→ **Data provided**
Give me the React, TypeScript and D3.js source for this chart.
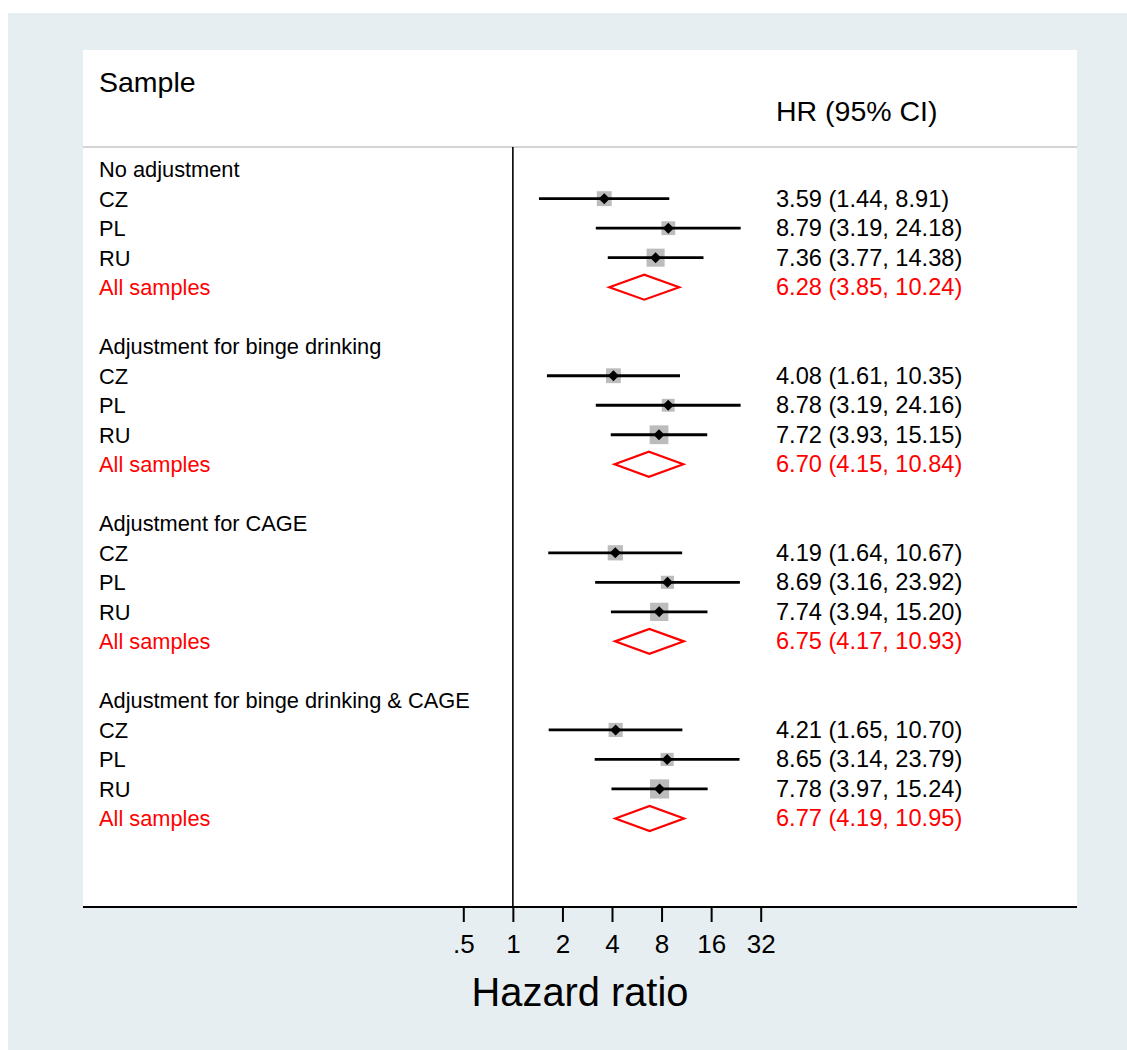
import React, { useRef, useEffect } from "react";
import { select, scaleLog, scaleLinear, scaleSqrt, axisBottom } from "d3";

// forest plot data
const groups = [
  "No adjustment",
  "Adjustment for binge drinking",
  "Adjustment for CAGE",
  "Adjustment for binge drinking & CAGE",
];
const countries = ["CZ", "PL", "RU"];
const hrEst = [
  [3.59, 8.79, 7.36],
  [4.08, 8.78, 7.72],
  [4.19, 8.69, 7.74],
  [4.21, 8.65, 7.78],
];
const hrLow = [
  [1.44, 3.19, 3.77],
  [1.61, 3.19, 3.93],
  [1.64, 3.16, 3.94],
  [1.65, 3.14, 3.97],
];
const hrHigh = [
  [8.91, 24.18, 14.38],
  [10.35, 24.16, 15.15],
  [10.67, 23.92, 15.2],
  [10.7, 23.79, 15.24],
];
const weights = [
  [30.0, 25.8, 44.2],
  [29.8, 22.4, 47.8],
  [31.3, 23.5, 45.1],
  [27.0, 23.3, 49.7],
];
const pooledEst = [6.28, 6.7, 6.75, 6.77];
const pooledLow = [3.85, 4.15, 4.17, 4.19];
const pooledHigh = [10.24, 10.84, 10.93, 10.95];
const tickValues = [0.5, 1, 2, 4, 8, 16, 32];
const tickLabels = [".5", "1", "2", "4", "8", "16", "32"];

const FONT = "'Liberation Sans', Arial, Helvetica, sans-serif";
const RED = "#ff0000";

const App = () => {
  const svgRef = useRef<SVGSVGElement>(null);

  useEffect(() => {
    const width = 1127;
    const height = 1050;
    const panel = { left: 83, right: 1077, top: 50, bottom: 907 };
    const headerLine = 147;

    const svg = select(svgRef.current).attr("width", width).attr("height", height);
    svg.selectAll("*").remove();

    // background regions
    svg.append("rect").attr("x", 8).attr("y", 13).attr("width", width - 8).attr("height", height - 13).attr("fill", "#e7eef1");
    svg
      .append("rect")
      .attr("x", panel.left)
      .attr("y", panel.top)
      .attr("width", panel.right - panel.left)
      .attr("height", panel.bottom - panel.top)
      .attr("fill", "#ffffff");

    const xScale = scaleLog().base(2).domain([0.5, 32]).range([463.3, 760.7]);
    // row index -> y, 25 rows between header line and axis
    const yScale = scaleLinear().domain([-0.75, 25]).range([headerLine, panel.bottom]);
    const boxSize = scaleSqrt().domain([0, 50]).range([0, 19.2]);

    // header
    svg
      .append("line")
      .attr("x1", panel.left)
      .attr("x2", panel.right)
      .attr("y1", headerLine)
      .attr("y2", headerLine)
      .attr("stroke", "#c6c6c6")
      .attr("stroke-width", 1.5);
    svg.append("text").attr("x", 99).attr("y", 92).attr("font-family", FONT).attr("font-size", 28.5).text("Sample");
    svg.append("text").attr("x", 776).attr("y", 121).attr("font-family", FONT).attr("font-size", 28.5).text("HR (95% CI)");

    // null line
    svg
      .append("line")
      .attr("x1", xScale(1))
      .attr("x2", xScale(1))
      .attr("y1", headerLine)
      .attr("y2", panel.bottom)
      .attr("stroke", "#000")
      .attr("stroke-width", 1.6);

    const rowText = (x: number, row: number, txt: string, color = "#000", size = 21.8) =>
      svg
        .append("text")
        .attr("x", x)
        .attr("y", yScale(row) + 8)
        .attr("font-family", FONT)
        .attr("font-size", size)
        .attr("fill", color)
        .text(txt);

    groups.forEach((g, gi) => {
      const base = gi * 6;
      rowText(99, base, g);

      countries.forEach((c, ci) => {
        const row = base + 1 + ci;
        const y = yScale(row);
        const s = boxSize(weights[gi][ci]);
        const xe = xScale(hrEst[gi][ci]);
        rowText(99, row, c);
        rowText(
          776,
          row,
          `${hrEst[gi][ci].toFixed(2)} (${hrLow[gi][ci].toFixed(2)}, ${hrHigh[gi][ci].toFixed(2)})`,
          "#000",
          23.6
        );
        svg
          .append("rect")
          .attr("x", xe - s / 2)
          .attr("y", y - s / 2)
          .attr("width", s)
          .attr("height", s)
          .attr("fill", "#bcbcbc");
        svg
          .append("line")
          .attr("x1", xScale(hrLow[gi][ci]))
          .attr("x2", xScale(hrHigh[gi][ci]))
          .attr("y1", y)
          .attr("y2", y)
          .attr("stroke", "#000")
          .attr("stroke-width", 2.8);
        const d = 5.5;
        svg
          .append("path")
          .attr("d", `M${xe - d},${y} L${xe},${y - d} L${xe + d},${y} L${xe},${y + d} Z`)
          .attr("fill", "#000");
      });

      // pooled estimate
      const prow = base + 4;
      const py = yScale(prow);
      rowText(99, prow, "All samples", RED);
      rowText(
        776,
        prow,
        `${pooledEst[gi].toFixed(2)} (${pooledLow[gi].toFixed(2)}, ${pooledHigh[gi].toFixed(2)})`,
        RED,
        23.6
      );
      const h = 12.5;
      svg
        .append("path")
        .attr(
          "d",
          `M${xScale(pooledLow[gi])},${py} L${xScale(pooledEst[gi])},${py - h} L${xScale(pooledHigh[gi])},${py} L${xScale(
            pooledEst[gi]
          )},${py + h} Z`
        )
        .attr("fill", "none")
        .attr("stroke", RED)
        .attr("stroke-width", 2.2)
        .attr("stroke-linejoin", "miter");
    });

    // x axis
    const xAxis = axisBottom(xScale)
      .tickValues(tickValues)
      .tickFormat((d, i) => tickLabels[i])
      .tickSize(15)
      .tickSizeOuter(0);
    const axisG = svg.append("g").attr("transform", `translate(0,${panel.bottom})`).call(xAxis);
    axisG.select(".domain").remove();
    axisG.selectAll(".tick line").attr("stroke", "#000").attr("stroke-width", 2);
    axisG
      .selectAll(".tick text")
      .attr("font-family", FONT)
      .attr("font-size", 26)
      .attr("fill", "#000")
      .attr("dy", null)
      .attr("y", 46);
    svg
      .append("line")
      .attr("x1", panel.left)
      .attr("x2", panel.right)
      .attr("y1", panel.bottom)
      .attr("y2", panel.bottom)
      .attr("stroke", "#000")
      .attr("stroke-width", 2);

    svg
      .append("text")
      .attr("x", (panel.left + panel.right) / 2)
      .attr("y", 1006)
      .attr("text-anchor", "middle")
      .attr("font-family", FONT)
      .attr("font-size", 39.8)
      .text("Hazard ratio");
  }, []);

  return <svg ref={svgRef} style={{ position: "absolute", left: 0, top: 0 }}></svg>;
};

export default App;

→ **Your goal**
Produce an exact copy of each line of data, skipping embedded images.

→ **The solution**
Give me the React, TypeScript and D3.js source for this chart.
import React, { useRef, useEffect } from "react";
import { select, scaleLog, scaleLinear, scaleSqrt, axisBottom } from "d3";

// forest plot data
const groups = [
  "No adjustment",
  "Adjustment for binge drinking",
  "Adjustment for CAGE",
  "Adjustment for binge drinking & CAGE",
];
const countries = ["CZ", "PL", "RU"];
const hrEst = [
  [3.59, 8.79, 7.36],
  [4.08, 8.78, 7.72],
  [4.19, 8.69, 7.74],
  [4.21, 8.65, 7.78],
];
const hrLow = [
  [1.44, 3.19, 3.77],
  [1.61, 3.19, 3.93],
  [1.64, 3.16, 3.94],
  [1.65, 3.14, 3.97],
];
const hrHigh = [
  [8.91, 24.18, 14.38],
  [10.35, 24.16, 15.15],
  [10.67, 23.92, 15.2],
  [10.7, 23.79, 15.24],
];
const weights = [
  [30.0, 25.8, 44.2],
  [29.8, 22.4, 47.8],
  [31.3, 23.5, 45.1],
  [27.0, 23.3, 49.7],
];
const pooledEst = [6.28, 6.7, 6.75, 6.77];
const pooledLow = [3.85, 4.15, 4.17, 4.19];
const pooledHigh = [10.24, 10.84, 10.93, 10.95];
const tickValues = [0.5, 1, 2, 4, 8, 16, 32];
const tickLabels = [".5", "1", "2", "4", "8", "16", "32"];

const FONT = "'Liberation Sans', Arial, Helvetica, sans-serif";
const RED = "#ff0000";

const App = () => {
  const svgRef = useRef<SVGSVGElement>(null);

  useEffect(() => {
    const width = 1127;
    const height = 1050;
    const panel = { left: 83, right: 1077, top: 50, bottom: 907 };
    const headerLine = 147;

    const svg = select(svgRef.current).attr("width", width).attr("height", height);
    svg.selectAll("*").remove();

    // background regions
    svg.append("rect").attr("x", 8).attr("y", 13).attr("width", width - 8).attr("height", height - 13).attr("fill", "#e7eef1");
    svg
      .append("rect")
      .attr("x", panel.left)
      .attr("y", panel.top)
      .attr("width", panel.right - panel.left)
      .attr("height", panel.bottom - panel.top)
      .attr("fill", "#ffffff");

    const xScale = scaleLog().base(2).domain([0.5, 32]).range([463.3, 760.7]);
    // row index -> y, 25 rows between header line and axis
    const yScale = scaleLinear().domain([-0.75, 25]).range([headerLine, panel.bottom]);
    const boxSize = scaleSqrt().domain([0, 50]).range([0, 19.2]);

    // header
    svg
      .append("line")
      .attr("x1", panel.left)
      .attr("x2", panel.right)
      .attr("y1", headerLine)
      .attr("y2", headerLine)
      .attr("stroke", "#c6c6c6")
      .attr("stroke-width", 1.5);
    svg.append("text").attr("x", 99).attr("y", 92).attr("font-family", FONT).attr("font-size", 28.5).text("Sample");
    svg.append("text").attr("x", 776).attr("y", 121).attr("font-family", FONT).attr("font-size", 28.5).text("HR (95% CI)");

    // null line
    svg
      .append("line")
      .attr("x1", xScale(1))
      .attr("x2", xScale(1))
      .attr("y1", headerLine)
      .attr("y2", panel.bottom)
      .attr("stroke", "#000")
      .attr("stroke-width", 1.6);

    const rowText = (x: number, row: number, txt: string, color = "#000", size = 21.8) =>
      svg
        .append("text")
        .attr("x", x)
        .attr("y", yScale(row) + 8)
        .attr("font-family", FONT)
        .attr("font-size", size)
        .attr("fill", color)
        .text(txt);

    groups.forEach((g, gi) => {
      const base = gi * 6;
      rowText(99, base, g);

      countries.forEach((c, ci) => {
        const row = base + 1 + ci;
        const y = yScale(row);
        const s = boxSize(weights[gi][ci]);
        const xe = xScale(hrEst[gi][ci]);
        rowText(99, row, c);
        rowText(
          776,
          row,
          `${hrEst[gi][ci].toFixed(2)} (${hrLow[gi][ci].toFixed(2)}, ${hrHigh[gi][ci].toFixed(2)})`,
          "#000",
          23.6
        );
        svg
          .append("rect")
          .attr("x", xe - s / 2)
          .attr("y", y - s / 2)
          .attr("width", s)
          .attr("height", s)
          .attr("fill", "#bcbcbc");
        svg
          .append("line")
          .attr("x1", xScale(hrLow[gi][ci]))
          .attr("x2", xScale(hrHigh[gi][ci]))
          .attr("y1", y)
          .attr("y2", y)
          .attr("stroke", "#000")
          .attr("stroke-width", 2.8);
        const d = 5.5;
        svg
          .append("path")
          .attr("d", `M${xe - d},${y} L${xe},${y - d} L${xe + d},${y} L${xe},${y + d} Z`)
          .attr("fill", "#000");
      });

      // pooled estimate
      const prow = base + 4;
      const py = yScale(prow);
      rowText(99, prow, "All samples", RED);
      rowText(
        776,
        prow,
        `${pooledEst[gi].toFixed(2)} (${pooledLow[gi].toFixed(2)}, ${pooledHigh[gi].toFixed(2)})`,
        RED,
        23.6
      );
      const h = 12.5;
      svg
        .append("path")
        .attr(
          "d",
          `M${xScale(pooledLow[gi])},${py} L${xScale(pooledEst[gi])},${py - h} L${xScale(pooledHigh[gi])},${py} L${xScale(
            pooledEst[gi]
          )},${py + h} Z`
        )
        .attr("fill", "none")
        .attr("stroke", RED)
        .attr("stroke-width", 2.2)
        .attr("stroke-linejoin", "miter");
    });

    // x axis
    const xAxis = axisBottom(xScale)
      .tickValues(tickValues)
      .tickFormat((d, i) => tickLabels[i])
      .tickSize(15)
      .tickSizeOuter(0);
    const axisG = svg.append("g").attr("transform", `translate(0,${panel.bottom})`).call(xAxis);
    axisG.select(".domain").remove();
    axisG.selectAll(".tick line").attr("stroke", "#000").attr("stroke-width", 2);
    axisG
      .selectAll(".tick text")
      .attr("font-family", FONT)
      .attr("font-size", 26)
      .attr("fill", "#000")
      .attr("dy", null)
      .attr("y", 46);
    svg
      .append("line")
      .attr("x1", panel.left)
      .attr("x2", panel.right)
      .attr("y1", panel.bottom)
      .attr("y2", panel.bottom)
      .attr("stroke", "#000")
      .attr("stroke-width", 2);

    svg
      .append("text")
      .attr("x", (panel.left + panel.right) / 2)
      .attr("y", 1006)
      .attr("text-anchor", "middle")
      .attr("font-family", FONT)
      .attr("font-size", 39.8)
      .text("Hazard ratio");
  }, []);

  return <svg ref={svgRef} style={{ position: "absolute", left: 0, top: 0 }}></svg>;
};

export default App;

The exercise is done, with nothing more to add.